Aim of the task:
Give all the lines below again, exactly, with no pictures.

____________

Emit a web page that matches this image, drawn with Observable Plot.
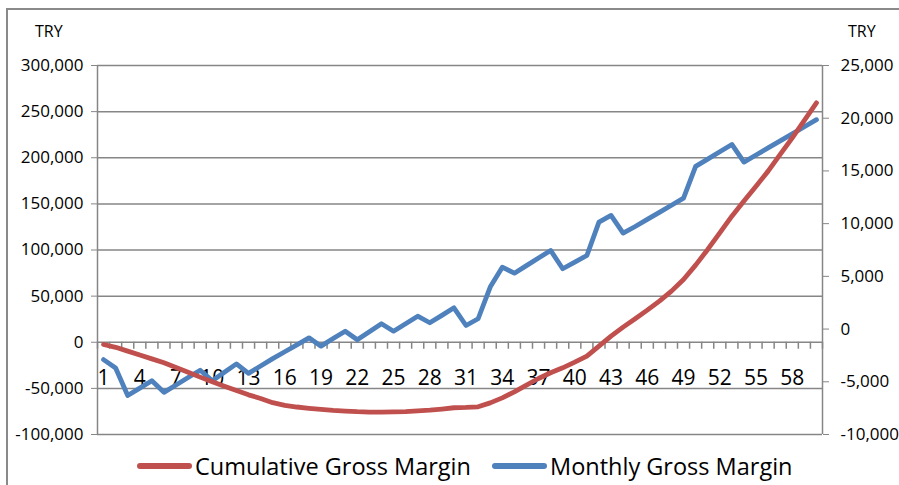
<!DOCTYPE html>
<html>
<head>
<meta charset="utf-8">
<script src="https://cdn.jsdelivr.net/npm/d3@7"></script>
<script src="https://cdn.jsdelivr.net/npm/@observablehq/plot@0.6"></script>
<style>
  body { margin: 0; background: #fff; font-family: "Open Sans", sans-serif; }
  #wrap { position: relative; width: 899px; height: 485px; overflow: hidden; background: #fff; }
  #border { position: absolute; left: 6px; top: 8px; width: 1000px; height: 700px;
            border-left: 2px solid #8a8a8a; border-top: 2px solid #8a8a8a; }
  #chart { position: absolute; left: 0; top: 0; }
  .unit { position: absolute; top: 21px; font-size: 16px; color: #000; line-height: 20px; }
  .item { position: absolute; top: 450px; height: 32px; display: flex; align-items: center;
          font-size: 23.5px; color: #000; white-space: nowrap; }
  .swatch { width: 55px; height: 6px; border-radius: 3px; margin-right: 3px; }
</style>
</head>
<body>
<div id="wrap">
  <div id="border"></div>
  <div id="chart"></div>
  <div class="unit" style="left:35px">TRY</div>
  <div class="unit" style="left:848px">TRY</div>
  <div id="legend"></div>
</div>
<script>
// ---- data ----
const months = Array.from({length: 60}, (_, i) => i + 1);
const cumulative = [
  -2400, -5500, -9600, -13800, -18000, -22300, -27300, -32500, -37800, -42800,
  -47600, -52300, -57000, -61000, -65500, -68500, -70200, -71600, -72800, -73900,
  -74600, -75300, -75700, -75800, -75500, -75100, -74400, -73600, -72400, -71000,
  -70700, -70000, -65700, -60300, -53800, -46500, -39300, -33100, -27700, -21600,
  -15100, -4200, 6600, 16400, 25500, 34800, 44600, 55400, 68100, 83600,
  100600, 118600, 136700, 153000, 169200, 185500, 203600, 221600, 240400, 259500
];
const monthly = [
  -2900, -3700, -6300, -5600, -4900, -6000, -5300, -4600, -3900, -4900,
  -4100, -3300, -4200, -3500, -2800, -2150, -1500, -830, -1620, -900,
  -200, -1020, -260, 500, -200, 500, 1220, 600, 1300, 2020,
  340, 980, 3980, 5870, 5300, 6020, 6740, 7460, 5720, 6350,
  6980, 10140, 10780, 9100, 9730, 10400, 11070, 11750, 12420, 15430,
  16120, 16820, 17510, 15840, 16510, 17180, 17850, 18520, 19190, 19860
];
const leftTicks = [-100000, -50000, 0, 50000, 100000, 150000, 200000, 250000, 300000];
const rightTicks = [-10000, -5000, 0, 5000, 10000, 15000, 20000, 25000];
const xLabels = [1, 4, 7, 10, 13, 16, 19, 22, 25, 28, 31, 34, 37, 40, 43, 46, 49, 52, 55, 58];
const seriesNames = ["Cumulative Gross Margin", "Monthly Gross Margin"];
const seriesColors = ["#C0504D", "#4F81BD"];
const unitLabel = "TRY";

// ---- scales helpers ----
const L = [leftTicks[0], leftTicks[leftTicks.length - 1]];
const R = [rightTicks[0], rightTicks[rightTicks.length - 1]];
const toLeft = d3.scaleLinear().domain(R).range(L);
const xDomain = [months[0] - 0.5, months[months.length - 1] + 0.5];
const boundaries = [months[0] - 0.5, ...months.map(m => m + 0.5)];
const fmt = v => (Math.round(v) || 0).toLocaleString("en-US");
const grid = "#868686";

const chart = Plot.plot({
  width: 899,
  height: 485,
  marginLeft: 97,
  marginRight: 77,
  marginTop: 65,
  marginBottom: 51,
  style: { fontFamily: "Open Sans, sans-serif", fontSize: "17px", color: "#000", background: "transparent", overflow: "visible" },
  x: { domain: xDomain, axis: null },
  y: { domain: L },
  marks: [
    Plot.ruleY(leftTicks, { stroke: grid, strokeWidth: 1.5 }),
    Plot.ruleX(xDomain, { y1: L[0], y2: L[1], stroke: grid, strokeWidth: 1.5 }),
    Plot.ruleX(boundaries, { y1: 0, y2: 0, insetBottom: -7, stroke: grid, strokeWidth: 1.5 }),
    Plot.axisY({ ticks: leftTicks, tickFormat: fmt, tickSize: 6, tickPadding: 8,
                 stroke: grid, fill: "#000", fontSize: 17, label: null }),
    Plot.axisY({ anchor: "right", ticks: rightTicks.map(toLeft), tickFormat: d => fmt(toLeft.invert(d)),
                 tickSize: 6, tickPadding: 12, stroke: grid, fill: "#000", fontSize: 17, label: null }),
    Plot.text(xLabels, { x: d => d, y: () => 0, dy: 36, text: d => String(d), fontSize: 21, fill: "#000" }),
    Plot.line(months, { x: months, y: monthly.map(toLeft), stroke: seriesColors[1], strokeWidth: 4.8,
                        strokeLinejoin: "round", strokeLinecap: "round" }),
    Plot.line(months, { x: months, y: cumulative, stroke: seriesColors[0], strokeWidth: 4.8,
                        strokeLinejoin: "round", strokeLinecap: "round" })
  ]
});
document.getElementById("chart").appendChild(chart);

// legend
const legend = document.getElementById("legend");
const legendLeft = [137, 492];
seriesNames.forEach((name, i) => {
  const item = document.createElement("div");
  item.className = "item";
  item.style.left = legendLeft[i] + "px";
  const sw = document.createElement("div");
  sw.className = "swatch";
  sw.style.background = seriesColors[i];
  const tx = document.createElement("span");
  tx.textContent = name;
  item.appendChild(sw);
  item.appendChild(tx);
  legend.appendChild(item);
});
document.querySelectorAll(".unit").forEach(el => el.textContent = unitLabel);
</script>
</body>
</html>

____________

Answer in full:
Emit a web page that matches this image, drawn with Observable Plot.
<!DOCTYPE html>
<html>
<head>
<meta charset="utf-8">
<script src="https://cdn.jsdelivr.net/npm/d3@7"></script>
<script src="https://cdn.jsdelivr.net/npm/@observablehq/plot@0.6"></script>
<style>
  body { margin: 0; background: #fff; font-family: "Open Sans", sans-serif; }
  #wrap { position: relative; width: 899px; height: 485px; overflow: hidden; background: #fff; }
  #border { position: absolute; left: 6px; top: 8px; width: 1000px; height: 700px;
            border-left: 2px solid #8a8a8a; border-top: 2px solid #8a8a8a; }
  #chart { position: absolute; left: 0; top: 0; }
  .unit { position: absolute; top: 21px; font-size: 16px; color: #000; line-height: 20px; }
  .item { position: absolute; top: 450px; height: 32px; display: flex; align-items: center;
          font-size: 23.5px; color: #000; white-space: nowrap; }
  .swatch { width: 55px; height: 6px; border-radius: 3px; margin-right: 3px; }
</style>
</head>
<body>
<div id="wrap">
  <div id="border"></div>
  <div id="chart"></div>
  <div class="unit" style="left:35px">TRY</div>
  <div class="unit" style="left:848px">TRY</div>
  <div id="legend"></div>
</div>
<script>
// ---- data ----
const months = Array.from({length: 60}, (_, i) => i + 1);
const cumulative = [
  -2400, -5500, -9600, -13800, -18000, -22300, -27300, -32500, -37800, -42800,
  -47600, -52300, -57000, -61000, -65500, -68500, -70200, -71600, -72800, -73900,
  -74600, -75300, -75700, -75800, -75500, -75100, -74400, -73600, -72400, -71000,
  -70700, -70000, -65700, -60300, -53800, -46500, -39300, -33100, -27700, -21600,
  -15100, -4200, 6600, 16400, 25500, 34800, 44600, 55400, 68100, 83600,
  100600, 118600, 136700, 153000, 169200, 185500, 203600, 221600, 240400, 259500
];
const monthly = [
  -2900, -3700, -6300, -5600, -4900, -6000, -5300, -4600, -3900, -4900,
  -4100, -3300, -4200, -3500, -2800, -2150, -1500, -830, -1620, -900,
  -200, -1020, -260, 500, -200, 500, 1220, 600, 1300, 2020,
  340, 980, 3980, 5870, 5300, 6020, 6740, 7460, 5720, 6350,
  6980, 10140, 10780, 9100, 9730, 10400, 11070, 11750, 12420, 15430,
  16120, 16820, 17510, 15840, 16510, 17180, 17850, 18520, 19190, 19860
];
const leftTicks = [-100000, -50000, 0, 50000, 100000, 150000, 200000, 250000, 300000];
const rightTicks = [-10000, -5000, 0, 5000, 10000, 15000, 20000, 25000];
const xLabels = [1, 4, 7, 10, 13, 16, 19, 22, 25, 28, 31, 34, 37, 40, 43, 46, 49, 52, 55, 58];
const seriesNames = ["Cumulative Gross Margin", "Monthly Gross Margin"];
const seriesColors = ["#C0504D", "#4F81BD"];
const unitLabel = "TRY";

// ---- scales helpers ----
const L = [leftTicks[0], leftTicks[leftTicks.length - 1]];
const R = [rightTicks[0], rightTicks[rightTicks.length - 1]];
const toLeft = d3.scaleLinear().domain(R).range(L);
const xDomain = [months[0] - 0.5, months[months.length - 1] + 0.5];
const boundaries = [months[0] - 0.5, ...months.map(m => m + 0.5)];
const fmt = v => (Math.round(v) || 0).toLocaleString("en-US");
const grid = "#868686";

const chart = Plot.plot({
  width: 899,
  height: 485,
  marginLeft: 97,
  marginRight: 77,
  marginTop: 65,
  marginBottom: 51,
  style: { fontFamily: "Open Sans, sans-serif", fontSize: "17px", color: "#000", background: "transparent", overflow: "visible" },
  x: { domain: xDomain, axis: null },
  y: { domain: L },
  marks: [
    Plot.ruleY(leftTicks, { stroke: grid, strokeWidth: 1.5 }),
    Plot.ruleX(xDomain, { y1: L[0], y2: L[1], stroke: grid, strokeWidth: 1.5 }),
    Plot.ruleX(boundaries, { y1: 0, y2: 0, insetBottom: -7, stroke: grid, strokeWidth: 1.5 }),
    Plot.axisY({ ticks: leftTicks, tickFormat: fmt, tickSize: 6, tickPadding: 8,
                 stroke: grid, fill: "#000", fontSize: 17, label: null }),
    Plot.axisY({ anchor: "right", ticks: rightTicks.map(toLeft), tickFormat: d => fmt(toLeft.invert(d)),
                 tickSize: 6, tickPadding: 12, stroke: grid, fill: "#000", fontSize: 17, label: null }),
    Plot.text(xLabels, { x: d => d, y: () => 0, dy: 36, text: d => String(d), fontSize: 21, fill: "#000" }),
    Plot.line(months, { x: months, y: monthly.map(toLeft), stroke: seriesColors[1], strokeWidth: 4.8,
                        strokeLinejoin: "round", strokeLinecap: "round" }),
    Plot.line(months, { x: months, y: cumulative, stroke: seriesColors[0], strokeWidth: 4.8,
                        strokeLinejoin: "round", strokeLinecap: "round" })
  ]
});
document.getElementById("chart").appendChild(chart);

// legend
const legend = document.getElementById("legend");
const legendLeft = [137, 492];
seriesNames.forEach((name, i) => {
  const item = document.createElement("div");
  item.className = "item";
  item.style.left = legendLeft[i] + "px";
  const sw = document.createElement("div");
  sw.className = "swatch";
  sw.style.background = seriesColors[i];
  const tx = document.createElement("span");
  tx.textContent = name;
  item.appendChild(sw);
  item.appendChild(tx);
  legend.appendChild(item);
});
document.querySelectorAll(".unit").forEach(el => el.textContent = unitLabel);
</script>
</body>
</html>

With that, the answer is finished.